Almost 170 years ago, Maidstone man and Victorian explorer Julius Brenchley left the town on a voyage of discovery. He would spend the next 22 years of his life travelling the world, collecting artefacts from foreign lands before bequeathing his collection to Maidstone Museum upon his death in 1873.

I reference Brenchley today because I dropped into the museum last week as it played host to a schools' 'Explorer day'. This initiative is part of the Museums and Schools Project which aims to inspire children to become regular museum users.

It's a brilliant idea and it's all about engaging kids with history in a fun and stimulating way. It seeks to move away from a happily fading stereotypical image of museums being a bit 'Victorian' and fusty.
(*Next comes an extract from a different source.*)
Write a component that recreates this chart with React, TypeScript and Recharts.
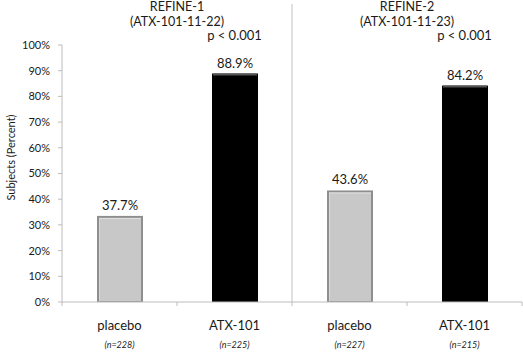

The Museum has been given funding through the Project to increase interaction with schools, particularly those in areas of deprivation. It's fantastic that over the first two years of the programme the Museum has engaged with thousands of school children and has increased the number of schools visiting by more than 100%, with overall visitor numbers also hugely increased.

Perhaps I should divulge a vested interest here; as Maidstone's MP, as Tourism Minister and as President of the Board of Trustees for Maidstone Museums' Foundation, I am unashamedly proud to be banging the drum for this fab local attraction.

Indeed it was the drums - Japanese in fact - that provided the highlight of the day's entertainment. A cross between martial arts and music, it was fascinating to learn about this ancient art form and tremendous fun to have a go on the drums with the children.

The Japanese Taiko drums are just one part of an internationally renowned collection of artefacts at Maidstone Museum that need to be seen to be appreciated. A perfect summer holiday day out for all the family – and on our doorstep – check it out!